The coronavirus remains the root cause for the growing economic hardships, limiting the government’s vulnerabilities to shared and emotionally charged opportunities for protest mobilization triggered by economic factors.
Moreover, the global pandemic has exacerbated Belarus’s economic problems in a variety of ways, including the appreciation of the dollar and suspension of work by foreign companies. For example, the largest Belarusian passenger car manufacturer — BelGee — has experienced delays in supplies of components for Geely cars from China.
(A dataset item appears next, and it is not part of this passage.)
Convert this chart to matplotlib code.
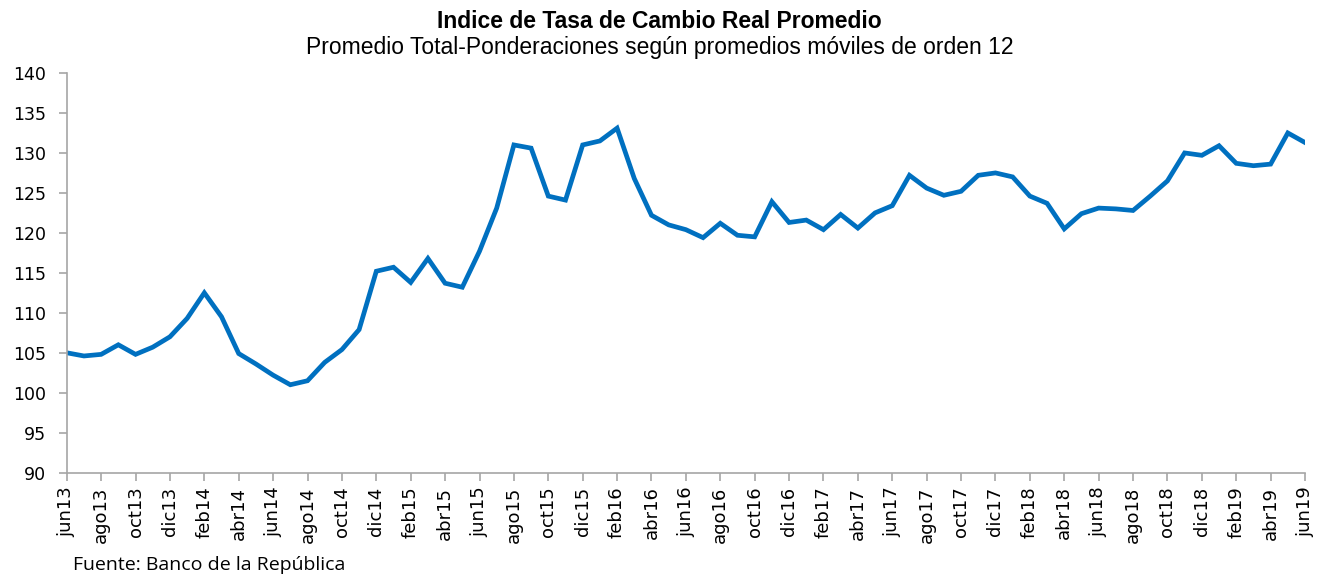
import matplotlib
matplotlib.use("Agg")
import matplotlib.pyplot as plt
from matplotlib import font_manager

# Real exchange rate index, monthly, jun13 .. jun19
itcr = [105.0, 104.6, 104.8, 106.0, 104.8, 105.7, 107.0, 109.3, 112.5, 109.5,
        104.9, 103.6, 102.2, 101.0, 101.5, 103.8, 105.4, 107.9, 115.2, 115.7,
        113.8, 116.8, 113.7, 113.2, 117.7, 123.1, 131.0, 130.6, 124.6, 124.1,
        131.0, 131.5, 133.1, 126.8, 122.2, 121.0, 120.4, 119.4, 121.2, 119.7,
        119.5, 123.9, 121.3, 121.6, 120.4, 122.3, 120.6, 122.5, 123.4, 127.2,
        125.6, 124.7, 125.2, 127.2, 127.5, 127.0, 124.6, 123.7, 120.5, 122.4,
        123.1, 123.0, 122.8, 124.6, 126.5, 130.0, 129.7, 130.9, 128.7, 128.4,
        128.6, 132.5, 131.3]

meses = ["jun", "jul", "ago", "sep", "oct", "nov", "dic",
         "ene", "feb", "mar", "abr", "may"]
etiquetas = []
for k in range(len(itcr)):
    m = k % 12
    yy = 13 + (k + 5) // 12
    etiquetas.append(meses[m] + str(yy))

y_ticks = list(range(90, 141, 5))

names = {f.name for f in font_manager.fontManager.ttflist}
title_font = "Liberation Sans Narrow" if "Liberation Sans Narrow" in names else "Liberation Sans"

fig = plt.figure(figsize=(13.19, 5.77), dpi=100)
ax = fig.add_axes([0.0506, 0.1808, 0.9388, 0.6927])

x = list(range(len(itcr)))
ax.plot(x, itcr, color="#0070C0", lw=3.4, solid_joinstyle="miter")

ax.set_xlim(0, len(itcr) - 1)
ax.set_ylim(90, 140)
ax.set_yticks(y_ticks)
ax.set_yticklabels([str(v) for v in y_ticks], fontsize=12.5, family="DejaVu Sans")
ax.set_xticks(x[::2])
ax.set_xticklabels(etiquetas[::2], rotation=90, fontsize=13, family="DejaVu Sans")

for s in ["top", "right"]:
    ax.spines[s].set_visible(False)
for s in ["left", "bottom"]:
    ax.spines[s].set_color("#a6a6a6")
    ax.spines[s].set_linewidth(1.2)
ax.tick_params(axis="both", direction="out", length=6, color="#a6a6a6", width=1.2)
ax.tick_params(axis="y", pad=9)
ax.tick_params(axis="x", pad=4)

fig.text(0.5, 0.962, "Indice de Tasa de Cambio Real Promedio", ha="center", va="center",
         fontsize=16.5, fontweight="bold", family=title_font)
fig.text(0.5, 0.918, "Promedio Total-Ponderaciones según promedios móviles de orden 12",
         ha="center", va="center", fontsize=16.5, family=title_font)
fig.text(0.055, 0.005, "Fuente: Banco de la República", ha="left", va="bottom",
         fontsize=14, family="Open Sans")

fig.savefig("out.png", dpi=100)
The largest windshield factory for Geely is located in Wuhan, the city where the coronavirus originated.
By emphasizing his personal strength, and ability to fight the coronavirus, Lukashenka seems to be avoiding voter attention to the poor handling of the economy. This approach may be aimed at minimizing the chances for protests before the election, and avoiding potential clashes with the opposition and negative reactions from the West.
What does this tell us about autocracies and global threats?
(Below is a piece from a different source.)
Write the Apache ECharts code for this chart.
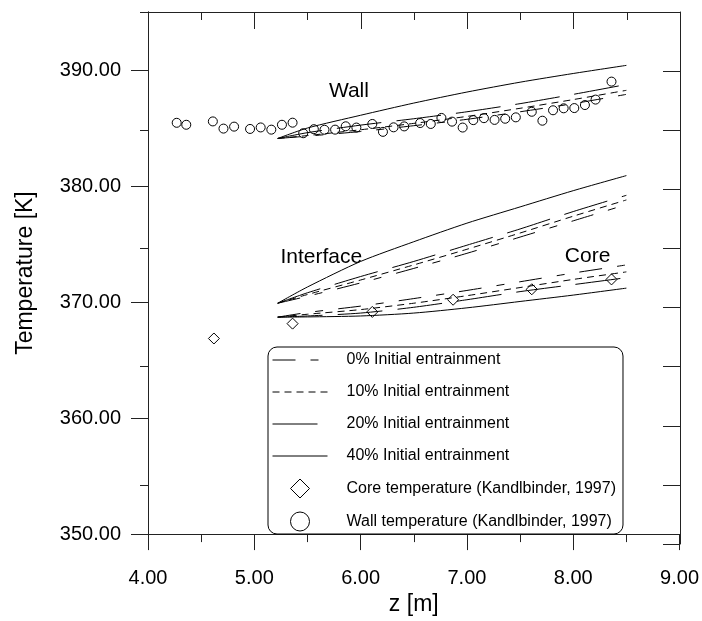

Political scientists Steven Levitsky and Daniel Ziblatt suggest autocratic-minded leaders profit from crises, because emergencies present great opportunities to claim extraordinary powers. In a recent article Declan Walsh suggests the world’s autocrats are turning to their “tried-and-tested tool kits” to exert total control over the chaotic situation with the coronavirus.
What’s happening in Belarus suggests governments with concentrated power are interested in maintaining their image and preserving their power, even if their responses are not an efficient or effective way of addressing the coronavirus problems. But their responses depend on the available resources, as well as each country’s geopolitical situation.
For many years, state propaganda has shaped the image of Lukashenka as a guarantor of order and Belarus as an island of peace and stability amid the disasters raging in the world — like the global economic crisis or Russia’s annexation of Crimea.
Lukashenka appears determined to continue to project this image. Here’s an example: While professional sports are shut down throughout the world, the Belarusian Premier League continues to broadcast its soccer games.
However, to preserve power, Lukashenka has to navigate between maintaining relations with the West against Moscow’s demands for deeper integration, Belarus’s weak economy, the coming presidential election and a history of brutal crackdowns on the opposition.
By officially denying the covid-19 danger while benefiting from other countries’ response to the coronavirus — and with Belarusians promoting social distancing despite Lukashenka’s denials — the Belarusian government has been limiting attention to its inability to deliver economic relief to those in need on the eve of the presidential election. If the pandemic threat resolves before the presidential election, then the government will be able to credit itself with the successful fight against the coronavirus. And if the pandemic continues longer, this approach could well backfire, triggering popular unrest in the country, and jeopardizing relations with the West.
Tatsiana Kulakevich is a visiting assistant professor of quantitative research methods at University of South Florida School of Interdisciplinary Global Studies and research fellow at USF Institute on Russia.